A excitação também pode ser vista como um relevante fator inerente a sexualidade e que apresentou alterações negativas em mulheres mastectomizadas, provavelmente devido à diminuição da sensibilidade na área do seio (Aerts et al., 2014; Cornell et al., 2017; Cortés-Flores et al., 2017; Unukovych et al., 2014). Além de forte apelo estético, a mama está atrelada a sensação de prazer e de estimulação sexual, o que pode justificar estes achados (Aerts et al., 2014; Cornell et al., 2017; Cortés-Flores et al., 2017).
Mulheres submetidas à mastectomia também sofreram impacto na lubrificação vaginal, muito provavelmente pela diminuição da excitação, tornando o ato menos prazeroso do que costumava ser (Cornell et al., 2017; Cortés-Flores et al., 2017). Uma consequência da redução da lubrificação é a sensação de dor durante o ato, o que pode justificar os achados de Cortés-Flores et al. (2017) e Aerts et al. (2014), onde a realização da MR foi relacionada a maior prevalência desta complicação.
Ainda sobre os fatores relacionados à função sexual, o orgasmo foi um dos mais citados pelos autores, onde mulheres submetidas à mastectomia apresentaram significativamente mais dificuldade em atingi-lo (Aerts et al., 2014; Cornell et al., 2017; Cortés-Flores et al., 2017). Apesar do orgasmo ser muitas vezes visto como o desfecho de uma relação sexual, deve-se dar atenção também a satisfação, que está relacionada tanto a autoimagem quanto a outros parâmetros externos que são difíceis de serem mensurados. Novamente, as mulheres mastectomizadas apresentaram alterações negativas neste domínio, o que corrobora com os resultados anteriores (Cornell et al., 2017; Cortés-Flores et al., 2017; Rojas et al., 2017).
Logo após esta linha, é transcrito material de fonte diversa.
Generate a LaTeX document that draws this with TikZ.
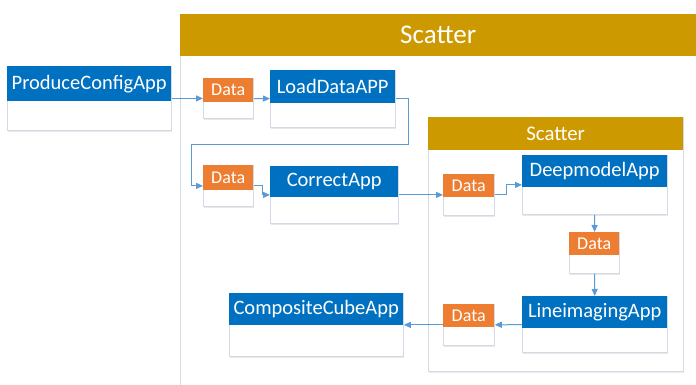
\documentclass[tikz,border=0pt]{standalone}
\usepackage{fontspec}
\setmainfont{Carlito}
\usetikzlibrary{arrows.meta,shadows}
\definecolor{appblue}{HTML}{0070C0}
\definecolor{dataorange}{HTML}{ED7D31}
\definecolor{goldhead}{HTML}{CC9900}
\definecolor{connblue}{HTML}{5B9BD5}
\definecolor{framegray}{HTML}{D3DAE5}
\tikzset{
  boxbody/.style={draw=framegray, fill=white, line width=0.8pt, anchor=north west, inner sep=0pt,
    drop shadow={opacity=0.18, shadow xshift=1pt, shadow yshift=-1.2pt}},
  framebox/.style={draw=framegray, fill=white, line width=0.9pt, anchor=north west, inner sep=0pt,
    drop shadow={opacity=0.15, shadow xshift=1pt, shadow yshift=-1.2pt}},
  apphead/.style={fill=appblue, text=white, anchor=north west, inner sep=0pt, font=\fontsize{20.5}{24}\selectfont},
  datahead/.style={fill=dataorange, text=white, anchor=north west, inner sep=0pt, font=\fontsize{18}{21}\selectfont},
  scatterhead/.style={fill=goldhead, text=white, anchor=north west, inner sep=0pt},
  connector/.style={draw=connblue, line width=1pt, -{Triangle[length=7pt,width=6pt]}},
}
\begin{document}
\begin{tikzpicture}[x=1pt,y=-1pt]
\useasboundingbox (0,0) rectangle (696,385);
\clip (0,0) rectangle (696,385);

% outer Scatter
\node[framebox, minimum width=530pt, minimum height=400pt] (outer) at (180,14) {};
\node[scatterhead, minimum width=516pt, minimum height=42pt, font=\fontsize{27}{32}\selectfont] (outerh) at (180,14) {Scatter};

% inner Scatter
\node[framebox, minimum width=255pt, minimum height=254pt] (inner) at (428,117) {};
\node[scatterhead, minimum width=255pt, minimum height=33pt, font=\fontsize{20.8}{24}\selectfont] (innerh) at (428,117) {Scatter};

% ProduceConfigApp
\node[boxbody, minimum width=164pt, minimum height=64pt] (pca) at (7,66) {};
\node[apphead, minimum width=164pt, minimum height=35pt] (pcah) at (7,66) {ProduceConfigApp};

% Data 1
\node[boxbody, minimum width=50pt, minimum height=40pt] (d1) at (203,78) {};
\node[datahead, minimum width=50pt, minimum height=24pt] (d1h) at (203,78) {Data};

% LoadDataAPP
\node[boxbody, minimum width=125pt, minimum height=57pt] (lda) at (270,70) {};
\node[apphead, minimum width=125pt, minimum height=33pt] (ldah) at (270,70) {LoadDataAPP};

% Data 2
\node[boxbody, minimum width=50pt, minimum height=41pt] (d2) at (203,165) {};
\node[datahead, minimum width=50pt, minimum height=25pt] (d2h) at (203,165) {Data};

% CorrectApp
\node[boxbody, minimum width=128pt, minimum height=57pt] (ca) at (270,166) {};
\node[apphead, minimum width=128pt, minimum height=31pt] (cah) at (270,166) {CorrectApp};

% Data 3
\node[boxbody, minimum width=51pt, minimum height=41pt] (d3) at (443,174) {};
\node[datahead, minimum width=51pt, minimum height=23pt] (d3h) at (443,174) {Data};

% DeepmodelApp
\node[boxbody, minimum width=145pt, minimum height=59pt] (dma) at (522,155) {};
\node[apphead, minimum width=145pt, minimum height=32pt] (dmah) at (522,155) {DeepmodelApp};

% Data 4
\node[boxbody, minimum width=50pt, minimum height=41pt] (d4) at (569,232) {};
\node[datahead, minimum width=50pt, minimum height=23pt] (d4h) at (569,232) {Data};

% LineimagingApp
\node[boxbody, minimum width=145pt, minimum height=56pt] (lia) at (522,296) {};
\node[apphead, minimum width=145pt, minimum height=32pt] (liah) at (522,296) {LineimagingApp};

% Data 5
\node[boxbody, minimum width=51pt, minimum height=41pt] (d5) at (443,304) {};
\node[datahead, minimum width=51pt, minimum height=23pt] (d5h) at (443,304) {Data};

% CompositeCubeApp
\node[boxbody, minimum width=174pt, minimum height=63pt] (cca) at (229,293) {};
\node[apphead, minimum width=174pt, minimum height=32pt] (ccah) at (229,293) {CompositeCubeApp};

% connectors
\coordinate (t1) at (408,145);
\coordinate (t2) at (191,145);
\draw[connector] (pca) -- (d1);
\draw[connector] (d1) -- (lda);
\draw[connector] (lda.east) -| (t1) -- (t2) |- (d2.west);
\draw[connector] (d2.east) -- ++(9,0) |- (ca.west);
\draw[connector] (ca) -- (d3);
\draw[connector] (d3.east) -- ++(12,0) |- (dma.west);
\draw[connector] (dma) -- (d4);
\draw[connector] (d4) -- (lia);
\draw[connector] (lia) -- (d5);
\draw[connector] (d5) -- (cca);
\end{tikzpicture}
\end{document}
Em relação à autoimagem, a mastectomia aumentou condições que refletiam na insatisfação corporal, tais como sentir-se menos atrativa sexualmente e com o corpo “incompleto” (Unukovych et al., 2014). Vemos assim a importância da reconstrução mamária, que pode trazer ganhos na autoestima, onde até 61,5% das mulheres que passaram por este procedimento referiam que seus seios eram tão importantes para a sexualidade quanto antes da mastectomia (Hart et al., 2016). Além disso, a prevalência de disfunções sexuais caiu significativamente em mulheres que tiveram suas mamas reconstruídas (Cornell et al., 2017; Cortés-Flores et al., 2017), principalmente quando a reconstrução é de origem autóloga, e não derivada de implantes de silicone (Pusic et al., 2017).
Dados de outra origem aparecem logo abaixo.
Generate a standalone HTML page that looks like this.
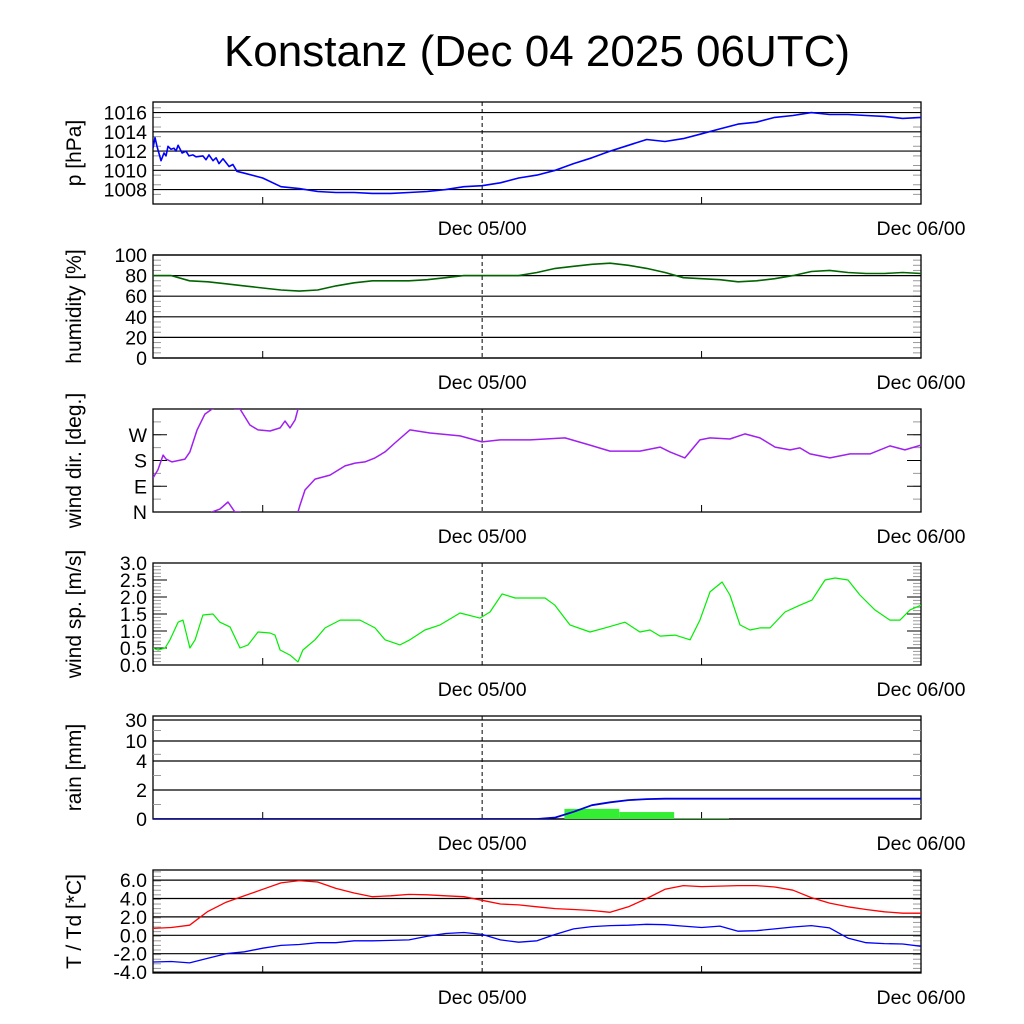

A opinião do parceiro é outro fator que parece interferir na autoimagem feminina, onde o percentual de mulheres que se sentiam confortáveis com o parceiro vendo seu seio foi significativamente diferente de acordo com o procedimento realizado. É possível inferir que quanto mais radical for a intervenção cirúrgica, maior será a insegurança das mulheres com relação a seu próprio corpo e a forma como seu companheiro o vê, trazendo impactos negativos em sua sexualidade (Kwait et al., 2016).
A mastectomia está diretamente ligada a disfunção sexual das mulheres com câncer de mama. Quanto mais radical for a intervenção cirúrgica, maior nível de disfunção sexual destas mulheres.
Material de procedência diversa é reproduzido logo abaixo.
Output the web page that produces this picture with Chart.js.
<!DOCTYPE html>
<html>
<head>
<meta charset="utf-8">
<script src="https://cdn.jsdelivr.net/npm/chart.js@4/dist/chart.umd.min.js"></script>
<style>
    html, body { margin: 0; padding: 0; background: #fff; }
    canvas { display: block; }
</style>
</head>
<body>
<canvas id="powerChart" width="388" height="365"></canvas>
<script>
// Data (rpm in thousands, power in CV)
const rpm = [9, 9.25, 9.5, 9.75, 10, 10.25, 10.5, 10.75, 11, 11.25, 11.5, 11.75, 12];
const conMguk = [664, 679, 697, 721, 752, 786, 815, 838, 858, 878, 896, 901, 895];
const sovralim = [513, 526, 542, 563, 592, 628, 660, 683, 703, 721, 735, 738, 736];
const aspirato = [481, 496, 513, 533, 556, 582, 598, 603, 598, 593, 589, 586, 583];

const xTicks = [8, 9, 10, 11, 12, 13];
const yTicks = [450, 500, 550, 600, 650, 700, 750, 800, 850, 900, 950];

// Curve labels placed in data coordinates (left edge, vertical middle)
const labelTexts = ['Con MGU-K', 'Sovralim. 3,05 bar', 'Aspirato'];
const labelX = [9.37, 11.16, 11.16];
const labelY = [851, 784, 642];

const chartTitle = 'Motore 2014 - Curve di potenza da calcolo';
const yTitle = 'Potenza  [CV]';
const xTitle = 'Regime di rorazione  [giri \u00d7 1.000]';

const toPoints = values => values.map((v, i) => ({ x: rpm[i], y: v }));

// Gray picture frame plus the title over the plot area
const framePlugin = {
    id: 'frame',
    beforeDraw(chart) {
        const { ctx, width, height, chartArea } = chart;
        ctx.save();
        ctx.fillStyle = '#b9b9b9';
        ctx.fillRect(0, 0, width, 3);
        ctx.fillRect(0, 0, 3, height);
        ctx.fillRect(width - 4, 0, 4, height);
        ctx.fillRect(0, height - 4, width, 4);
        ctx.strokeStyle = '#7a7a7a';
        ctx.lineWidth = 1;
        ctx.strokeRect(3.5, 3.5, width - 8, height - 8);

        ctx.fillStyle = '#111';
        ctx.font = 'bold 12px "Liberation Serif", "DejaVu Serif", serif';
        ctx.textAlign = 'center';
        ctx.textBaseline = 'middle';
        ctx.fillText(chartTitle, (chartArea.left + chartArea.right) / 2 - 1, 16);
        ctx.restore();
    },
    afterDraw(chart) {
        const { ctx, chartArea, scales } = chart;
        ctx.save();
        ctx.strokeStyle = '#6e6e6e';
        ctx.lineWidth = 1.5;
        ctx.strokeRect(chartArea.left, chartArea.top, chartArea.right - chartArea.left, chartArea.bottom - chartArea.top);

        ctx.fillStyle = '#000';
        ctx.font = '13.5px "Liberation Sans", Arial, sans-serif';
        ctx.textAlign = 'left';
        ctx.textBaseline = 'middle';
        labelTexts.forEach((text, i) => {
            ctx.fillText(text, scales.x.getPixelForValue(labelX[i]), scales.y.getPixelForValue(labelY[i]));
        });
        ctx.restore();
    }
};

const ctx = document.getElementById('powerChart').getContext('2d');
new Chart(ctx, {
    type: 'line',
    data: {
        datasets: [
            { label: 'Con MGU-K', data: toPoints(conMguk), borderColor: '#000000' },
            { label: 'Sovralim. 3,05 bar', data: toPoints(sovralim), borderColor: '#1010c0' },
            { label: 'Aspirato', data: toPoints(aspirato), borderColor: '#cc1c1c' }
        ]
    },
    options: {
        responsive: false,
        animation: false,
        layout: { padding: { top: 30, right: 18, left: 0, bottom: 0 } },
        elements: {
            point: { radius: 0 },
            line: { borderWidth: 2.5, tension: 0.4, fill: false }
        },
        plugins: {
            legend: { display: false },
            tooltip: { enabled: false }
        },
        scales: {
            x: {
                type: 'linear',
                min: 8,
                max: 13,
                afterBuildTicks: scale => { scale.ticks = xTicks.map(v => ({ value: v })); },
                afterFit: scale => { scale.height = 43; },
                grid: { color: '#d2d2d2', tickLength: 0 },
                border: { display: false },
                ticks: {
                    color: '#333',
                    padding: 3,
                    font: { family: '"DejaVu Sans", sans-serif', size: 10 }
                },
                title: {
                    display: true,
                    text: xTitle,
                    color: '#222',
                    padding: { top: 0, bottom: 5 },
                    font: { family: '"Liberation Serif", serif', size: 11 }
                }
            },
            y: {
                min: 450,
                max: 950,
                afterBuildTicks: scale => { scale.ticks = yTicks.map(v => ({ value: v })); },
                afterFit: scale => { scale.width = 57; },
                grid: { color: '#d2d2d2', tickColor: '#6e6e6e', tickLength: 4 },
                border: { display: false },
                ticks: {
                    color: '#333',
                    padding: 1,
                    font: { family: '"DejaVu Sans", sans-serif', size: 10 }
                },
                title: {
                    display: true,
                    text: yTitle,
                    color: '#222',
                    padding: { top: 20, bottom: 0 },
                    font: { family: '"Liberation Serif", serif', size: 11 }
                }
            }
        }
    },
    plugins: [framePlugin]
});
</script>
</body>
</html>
É necessário que as pacientes sejam informadas na consulta pré e pós-cirúrgica sobre os riscos a curto e longo prazo para sua saúde sexual. Essas informações irão permitir um bem-estar pessoal e autocontrole durante e após o tratamento. Consequentemente, a avaliação da saúde sexual e qualidade de vida deve ser realizada de maneira contínua, o que servirá de base para futuras discussões.